If she says it does not, Clinton must explain her rationale in a report that is due to Congress on Sept. 9. Acknowledgment that the group meets the criteria, however, would probably force the administration to take action, which is strongly advocated by the military but has been resisted by the White House and some in the State Department.
Senior officials have repeatedly called the Haqqani network the most significant threat to the U.S. goal of exiting a relatively peaceful Afghanistan by the end of 2014 and have accused Pakistan of direct support for its leadership. The network has conducted a series of lethal, high-profile attacks against U.S. targets.
In recent weeks, the military has reiterated its call for Pakistan to prove its counterterrorism commitment by attacking Haqqani sanctuaries in its North Waziristan tribal area. The CIA has escalated drone attacks on Haqqani targets, including a strike last week that administration officials said killed the son of the network’s founder and its third-ranking official.

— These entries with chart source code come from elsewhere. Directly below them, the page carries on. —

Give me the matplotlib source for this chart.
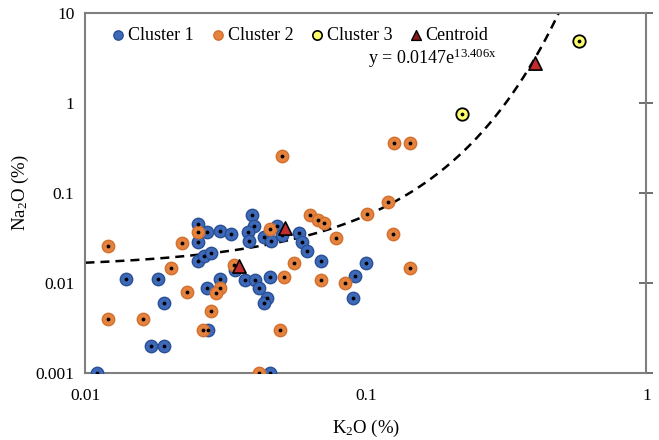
import numpy as np
import matplotlib
matplotlib.use("Agg")
import matplotlib.pyplot as plt

plt.rcParams['font.family'] = ['Liberation Serif', 'DejaVu Serif']
plt.rcParams['mathtext.fontset'] = 'stix'

# cluster 1 (blue)
c1_x = [0.011, 0.014, 0.0181, 0.0191, 0.0171, 0.0191, 0.0251, 0.0251, 0.0252, 0.0265,
        0.0281, 0.0272, 0.0302, 0.0331, 0.0302, 0.0272, 0.0273, 0.0342, 0.0371, 0.0403,
        0.0414, 0.0392, 0.040, 0.0381, 0.0383, 0.0432, 0.0458, 0.0482, 0.0503, 0.0575,
        0.0592, 0.0617, 0.069, 0.1004, 0.0917, 0.0902, 0.0456, 0.0444, 0.0432, 0.0453]
c1_y = [0.001, 0.011, 0.011, 0.006, 0.002, 0.002, 0.045, 0.0285, 0.0177, 0.0198,
        0.0216, 0.0365, 0.0374, 0.0353, 0.011, 0.0088, 0.003, 0.0138, 0.0109, 0.0109,
        0.0088, 0.0563, 0.0425, 0.0368, 0.0292, 0.0325, 0.029, 0.0431, 0.0338, 0.0356,
        0.0285, 0.0224, 0.0177, 0.0167, 0.0119, 0.0069, 0.0117, 0.0069, 0.006, 0.001]

# cluster 2 (orange)
c2_x = [0.012, 0.012, 0.0161, 0.0201, 0.0221, 0.0251, 0.0231, 0.0302, 0.0292, 0.0281,
        0.0262, 0.0339, 0.0454, 0.0502, 0.0495, 0.0414, 0.0553, 0.0512, 0.0631, 0.0677,
        0.0707, 0.0693, 0.0781, 0.0845, 0.1008, 0.120, 0.1244, 0.1257, 0.143, 0.143]
c2_y = [0.0255, 0.004, 0.004, 0.0148, 0.0278, 0.037, 0.0079, 0.0088, 0.0078, 0.0049,
        0.003, 0.0158, 0.0401, 0.26, 0.003, 0.001, 0.0166, 0.0118, 0.0575, 0.0496,
        0.0459, 0.0108, 0.0317, 0.0099, 0.0588, 0.0795, 0.0351, 0.356, 0.36, 0.0148]

# cluster 3 (yellow)
c3_x = [0.2206, 0.574]
c3_y = [0.75, 4.9]

# centroids
cen_x = [0.0353, 0.0513, 0.402]
cen_y = [0.0155, 0.041, 2.8]

# exponential trend line  y = a * exp(b x)
trend_a = 0.0147
trend_b = 13.406

fig = plt.figure(figsize=(6.59, 4.40), dpi=100)
ax = fig.add_axes([0.1297, 0.1523, 0.8513, 0.818])

xt = np.linspace(0.01, 0.49, 400)
ax.plot(xt, trend_a * np.exp(trend_b * xt), color='black', lw=1.8,
        dashes=(3.6, 2.4), zorder=2)

dot_kw = dict(s=3, color='black', zorder=4)
ax.scatter(c1_x, c1_y, s=80, color='#3D69B8', edgecolors='#2A5096',
           linewidths=1.0, zorder=3)
ax.scatter(c1_x, c1_y, **dot_kw)
ax.scatter(c2_x, c2_y, s=80, color='#E5823E', edgecolors='#D2702F',
           linewidths=1.0, zorder=3)
ax.scatter(c2_x, c2_y, **dot_kw)
ax.scatter(c3_x, c3_y, s=80, color='#FFFF6E', edgecolors='black',
           linewidths=1.3, zorder=3)
ax.scatter(c3_x, c3_y, **dot_kw)
ax.scatter(cen_x, cen_y, s=90, marker='^', color='#C42B2F',
           edgecolors='black', linewidths=1.2, zorder=5)

ax.set_xscale('log')
ax.set_yscale('log')
ax.set_xlim(0.01, 1)
ax.set_ylim(0.001, 10)
ax.set_xticks([0.01, 0.1, 1])
ax.set_xticklabels(['0.01', '0.1', '1'])
ax.set_yticks([0.001, 0.01, 0.1, 1, 10])
ax.set_yticklabels(['0.001', '0.01', '0.1', '1', '10'])
ax.minorticks_off()
ax.tick_params(axis='x', bottom=False, labelsize=12.5, pad=7)
ax.tick_params(axis='y', left=False, right=True, direction='inout',
               length=10, width=1.2, color='#555555', labelsize=12.5, pad=3)

for sp in ax.spines.values():
    sp.set_color('#7f7f7f')
    sp.set_linewidth(1.5)

ax.set_xlabel(r'$\mathregular{K_2O}$ (%)', fontsize=13.5, labelpad=10)
ax.set_ylabel(r'$\mathregular{Na_2O}$ (%)', fontsize=13.5, labelpad=3)

ax.text(0.503, 0.875, r'y = 0.0147e$^{\mathregular{13.406x}}$',
        transform=ax.transAxes, fontsize=13, va='center', ha='left')

h1 = ax.scatter([], [], s=45, color='#3D69B8', edgecolors='#2A5096')
h2 = ax.scatter([], [], s=45, color='#E5823E', edgecolors='#D2702F')
h3 = ax.scatter([], [], s=45, color='#FFFF6E', edgecolors='black', linewidths=1.2)
h4 = ax.scatter([], [], s=50, marker='^', color='#8B1A1A', edgecolors='black')
ax.legend([h1, h2, h3, h4], ['Cluster 1', 'Cluster 2', 'Cluster 3', 'Centroid'],
          loc='center left', bbox_to_anchor=(0.025, 0.938), ncol=4, frameon=False,
          handletextpad=0.0, columnspacing=0.75, handlelength=1.1,
          borderpad=0, fontsize=13)

plt.savefig('out.png', dpi=100)
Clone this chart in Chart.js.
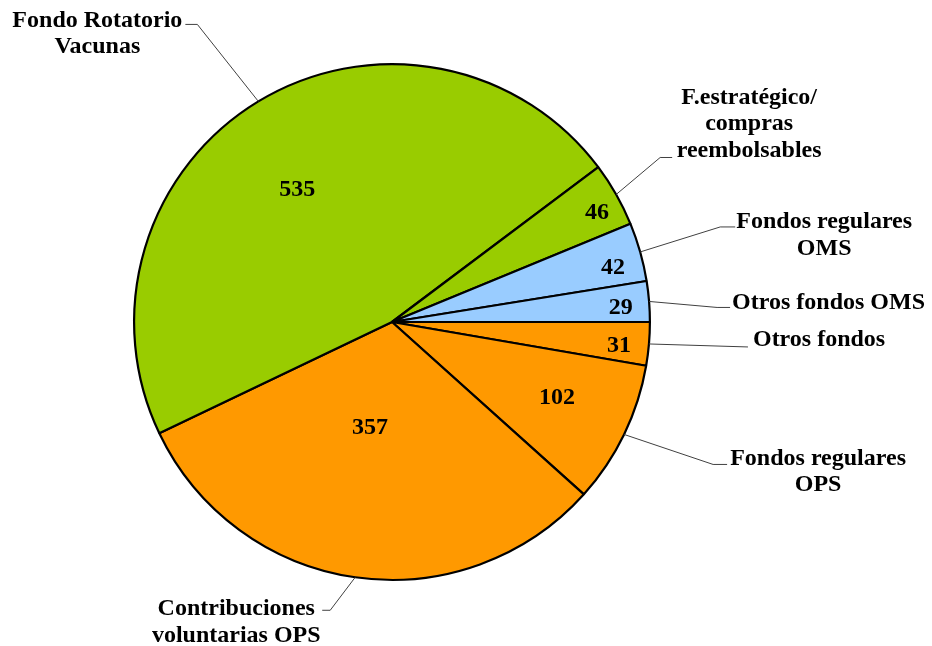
<!DOCTYPE html>
<html>
<head>
<meta charset="utf-8">
<script src="https://cdn.jsdelivr.net/npm/chart.js@4/dist/chart.umd.min.js"></script>
<style>
  html, body { margin: 0; padding: 0; background: #ffffff; }
  #wrap { width: 932px; height: 646px; position: relative; }
</style>
</head>
<body>
<div id="wrap"><canvas id="c" width="932" height="646"></canvas></div>
<script>
// ---- data (clockwise from 3 o'clock) ----
const categories = [
  'Otros fondos',
  'Fondos regulares\nOPS',
  'Contribuciones\nvoluntarias OPS',
  'Fondo Rotatorio\nVacunas',
  'F.estratégico/\ncompras\nreembolsables',
  'Fondos regulares\nOMS',
  'Otros fondos OMS'
];
const values = [31, 102, 357, 535, 46, 42, 29];

// ---- style ----
const sliceColors = ['#FF9900', '#FF9900', '#FF9900', '#99CC00', '#99CC00', '#99CCFF', '#99CCFF'];
// value label placement: [radius factor, angle offset in degrees]
const valuePlacement = [[0.885, 1.1], [0.705, -1.1], [0.42, 3.5], [0.63, -4.5], [0.9, 1.6], [0.882, 2.1], [0.889, 1.1]];
// callouts: elbow offset from arc edge, horizontal tail, text align, text offset from tail end
const callouts = [
  { elbow: [99, 3],   tail: 0,   align: 'left',   text: [5, -7] },
  { elbow: [89, 30],  tail: 14,  align: 'center', text: [91, -6] },
  { elbow: [-25, 33], tail: -8,  align: 'center', text: [-86, -1] },
  { elbow: [-61, -77],tail: -12, align: 'center', text: [-88, -4] },
  { elbow: [44, -37], tail: 12,  align: 'center', text: [77, -60] },
  { elbow: [80, -25], tail: 15,  align: 'center', text: [89, -5] },
  { elbow: [68, 6],   tail: 13,  align: 'left',   text: [2, -5] }
];
const FONT = 'bold 24px "Liberation Serif", "Times New Roman", serif';
const LINE_H = 26.5;

const labelPlugin = {
  id: 'pieLabels',
  afterDatasetsDraw(chart) {
    const ctx = chart.ctx;
    const meta = chart.getDatasetMeta(0);
    ctx.save();
    ctx.font = FONT;
    ctx.fillStyle = '#000';
    ctx.textBaseline = 'middle';
    meta.data.forEach((arc, i) => {
      const p = arc.getProps(['x', 'y', 'startAngle', 'endAngle', 'outerRadius']);
      const mid = (p.startAngle + p.endAngle) / 2;
      // value label
      const vp = valuePlacement[i];
      const a = mid + vp[1] * Math.PI / 180;
      const rr = p.outerRadius * vp[0];
      ctx.textAlign = 'center';
      ctx.fillText(String(values[i]), p.x + Math.cos(a) * rr, p.y + Math.sin(a) * rr);
      // leader line
      const c = callouts[i];
      const ex = p.x + Math.cos(mid) * p.outerRadius;
      const ey = p.y + Math.sin(mid) * p.outerRadius;
      const bx = ex + c.elbow[0], by = ey + c.elbow[1];
      const tx = bx + c.tail, ty = by;
      ctx.beginPath();
      ctx.strokeStyle = '#404040';
      ctx.lineWidth = 1;
      ctx.moveTo(ex, ey);
      ctx.lineTo(bx, by);
      ctx.lineTo(tx, ty);
      ctx.stroke();
      // category text
      const lines = categories[i].split('\n');
      ctx.textAlign = c.align;
      lines.forEach((ln, k) => {
        ctx.fillText(ln, tx + c.text[0], ty + c.text[1] + k * LINE_H);
      });
    });
    ctx.restore();
  }
};

new Chart(document.getElementById('c'), {
  type: 'pie',
  data: {
    labels: categories,
    datasets: [{
      data: values,
      backgroundColor: sliceColors,
      borderColor: '#000000',
      borderWidth: 2.2
    }]
  },
  options: {
    responsive: false,
    animation: false,
    rotation: 90,
    layout: { padding: { left: 133, right: 281, top: 63, bottom: 65 } },
    plugins: {
      legend: { display: false },
      tooltip: { enabled: false },
      title: { display: false }
    }
  },
  plugins: [labelPlugin]
});
</script>
</body>
</html>
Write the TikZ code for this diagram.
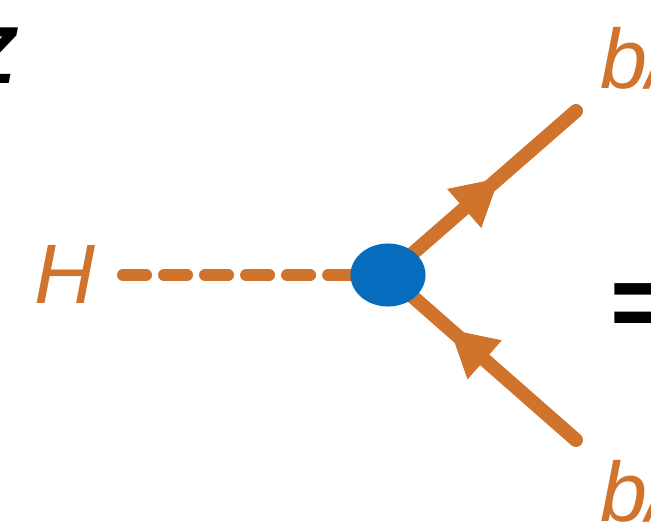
\documentclass[tikz,border=0pt]{standalone}
\usepackage{fontspec}
\setmainfont{Liberation Sans}
\usetikzlibrary{arrows.meta,decorations.markings,shapes.geometric}
\definecolor{quark}{RGB}{207,115,45}
\definecolor{blob}{RGB}{5,108,190}

\begin{document}
\begin{tikzpicture}[x=0.01cm, y=-0.01cm,
  scalar/.style={quark, line width=0.12cm, line cap=round, dash pattern=on 0.23cm off 0.18cm},
  fermion/.style={quark, line width=0.14cm, line cap=round},
  midarrow/.style={postaction={decorate}, decoration={markings,
      mark=at position #1 with {\arrow[quark]{Triangle[length=0.46cm,width=0.52cm,line width=0pt]}}}},
  lbl/.style={text=quark, inner sep=0, font=\fontsize{24}{24}\selectfont\itshape}]

\useasboundingbox (0,0) rectangle (651,527);
\clip (0,0) rectangle (651,527);

\coordinate (v) at (388,275);
\coordinate (hend) at (123,275);
\coordinate (btop) at (576,111);
\coordinate (bbot) at (576,440);

\draw[scalar] (hend) -- (v);
\draw[fermion, midarrow=0.59] (v) -- (btop);
\draw[fermion, midarrow=0.67] (bbot) -- (v);

\node[ellipse, fill=blob, inner sep=0, minimum width=0.75cm, minimum height=0.63cm] (vtx) at (v) {};

\node[lbl] (higgs) at (65,274) {H};
\node[lbl, anchor=base west] (bq) at (600,88) {b/};
\node[lbl, anchor=base west] (bqbar) at (600,521) {b/};

\node[font=\fontsize{30}{30}\selectfont\bfseries, anchor=base west, inner sep=0] (eq) at (610,338) {=};
\node[font=\fontsize{23}{23}\selectfont\bfseries\itshape, anchor=base east, inner sep=0] (zed) at (17,83) {Z};
\end{tikzpicture}
\end{document}
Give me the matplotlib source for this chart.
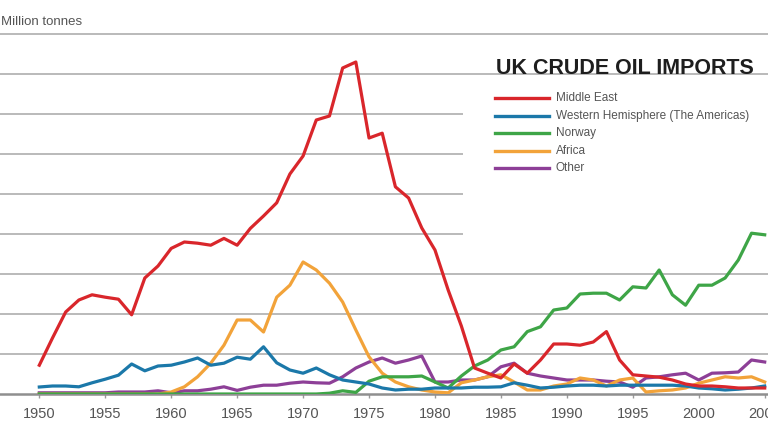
import matplotlib
matplotlib.use("Agg")
import matplotlib.pyplot as plt
from matplotlib.patches import Rectangle

plt.rcParams["font.family"] = ["Liberation Sans", "DejaVu Sans"]

years = list(range(1950, 2006))

middle_east = [7.2, 14, 20.5, 23.5, 24.8, 24.2, 23.7, 19.8, 29, 32,
               36.4, 38, 37.7, 37.2, 38.9, 37.2, 41.4, 44.5, 47.8, 55,
               59.5, 68.5, 69.5, 81.5, 83, 64, 65.2, 51.8, 49, 41.5,
               36, 26, 17, 6.5, 5.2, 4, 7.5, 5.2, 8.5, 12.5,
               12.5, 12.2, 13, 15.6, 8.5, 4.8, 4.5, 4.2, 3.5, 2.5,
               2, 2, 1.8, 1.5, 1.5, 1.5]
western_hemisphere = [1.75, 2, 2, 1.8, 2.8, 3.7, 4.7, 7.5, 5.8, 7,
                      7.2, 8, 9, 7.2, 7.7, 9.2, 8.7, 11.8, 7.8, 6,
                      5.2, 6.5, 4.8, 3.5, 3, 2.5, 1.5, 1, 1.2, 1.2,
                      1.5, 1.5, 1.5, 1.7, 1.7, 1.8, 2.8, 2.2, 1.5, 1.7,
                      2, 2.2, 2.2, 2, 2.2, 2.2, 2.2, 2.2, 2.2, 2,
                      1.5, 1.3, 1, 1.2, 1.5, 2]
norway = [0] * 22 + [0.2, 0.8, 0.4, 3.2, 4.3, 4.3, 4.3, 4.5,
                     3, 1.5, 4.5, 7, 8.5, 11, 11.8, 15.6, 16.8, 21,
                     21.5, 25, 25.2, 25.2, 23.5, 26.8, 26.5, 31, 24.8, 22.2,
                     27.2, 27.2, 29, 33.5, 40.2, 39.8]
africa = [0] * 10 + [0.5, 1.8, 4.3, 7.7, 12.2, 18.5, 18.5, 15.5, 24.2, 27.2,
                     33, 31, 27.7, 23, 16, 9.3, 5.2, 3, 1.8, 1,
                     0.5, 0.3, 2.8, 3.5, 4.3, 4.8, 3, 1, 1, 2,
                     2.5, 4, 3.5, 2, 3.5, 4, 0.5, 0.8, 1, 1.5,
                     2.7, 3.5, 4.3, 4, 4.3, 3]
other = [0.3, 0.3, 0.3, 0.3, 0.3, 0.3, 0.5, 0.5, 0.5, 0.8,
         0.3, 0.8, 0.8, 1.2, 1.8, 0.9, 1.7, 2.2, 2.2, 2.7,
         3, 2.8, 2.7, 4.3, 6.5, 8, 9, 7.7, 8.5, 9.5,
         3, 3, 3.5, 3.5, 4.3, 6.8, 7.7, 5.2, 4.5, 4,
         3.5, 3.5, 3.5, 3.2, 3, 1.7, 4, 4.3, 4.8, 5.2,
         3.5, 5.2, 5.3, 5.5, 8.5, 8]

series = [
    ("Middle East", middle_east, "#d9262b"),
    ("Western Hemisphere (The Americas)", western_hemisphere, "#1b78a9"),
    ("Norway", norway, "#3ea547"),
    ("Africa", africa, "#f2a33a"),
    ("Other", other, "#8d3f97"),
]

fig = plt.figure(figsize=(7.68, 4.32), dpi=100)
ax = fig.add_axes([0, 1 - 394 / 432, 1, 360 / 432])
ax.set_xlim(1947.02, 2005.25)
ax.set_ylim(0, 90)

# horizontal grid
for v in range(10, 100, 10):
    ax.axhline(v, color="#b4b4b4", lw=1.3, zorder=1, clip_on=False)

# white legend panel hides the grid behind the title
ax.add_patch(Rectangle((463 / 768, 0.385), 1, 0.5, transform=ax.transAxes,
                       facecolor="white", edgecolor="none", zorder=1.5))

# other first so the big lines sit on top
for name, vals, col in reversed(series):
    ax.plot(years, vals, color=col, lw=2.3, zorder=3, solid_joinstyle="round")

for s in ["top", "right", "left"]:
    ax.spines[s].set_visible(False)
ax.spines["bottom"].set_color("#8f8f8f")
ax.spines["bottom"].set_linewidth(1.8)
ax.spines["bottom"].set_zorder(2)
ax.set_yticks([])
ax.set_xticks(range(1950, 2010, 5))
ax.tick_params(axis="x", direction="out", length=3, width=1, color="#9a9a9a",
               labelsize=10.5, labelcolor="#555555", pad=6)

# title and legend
fig.text(496 / 768, 1 - 68 / 432, "UK CRUDE OIL IMPORTS", fontsize=15.5,
         fontweight="bold", color="#1e1e1e", va="center", ha="left")
leg_y = [98, 116, 133, 151, 168]
for (name, vals, col), yp in zip(series, leg_y):
    fig.add_artist(plt.Line2D([495 / 768, 549 / 768], [1 - yp / 432] * 2,
                              color=col, lw=2.4))
    fig.text(556 / 768, 1 - yp / 432, name, fontsize=8.5, color="#555555",
             va="center", ha="left")

fig.text(1 / 768, 1 - 22 / 432, "Million tonnes", fontsize=9.5,
         color="#555555", va="center", ha="left")

fig.savefig("out.png", dpi=100)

But just as there are reasons to designate the network a terrorist group, there are several factors weighing against the move, according to officials who spoke on the condition of anonymity about the administration’s closed-door deliberations.
Those factors include a tenuous rapprochement with Pakistan that led in early July to the reopening of vital U.S. military supply lines into Afghanistan; hopes that the autumn end of this year’s Afghan fighting season will bring the Taliban back to the negotiating table after the suspension of talks in March; and a reconfigured U.S. offer on a prisoner exchange that could lead to the release of the only U.S. service member being held by the militants.
After a White House meeting last week in which President Obama’s top national security advisers aired divergent views, Clinton is said to remain undecided as aides prepare a list of options. She has avoided taking action on the issue since assuring lawmakers late last year that she was undertaking a “final” review.
U.S. commanders in Afghanistan have long argued that labeling the Haqqani group a Foreign Terrorist Organization — a relatively short list of about four dozen entities that does not include the Taliban — is one of the most important steps the administration could take to win the war.
In a series of meetings and video conferences with Washington, Gen. John Allen, the top U.S. commander in Afghanistan, has said he “needs more tools” to fight the Haqqanis and asked specifically for the designation, one administration official said.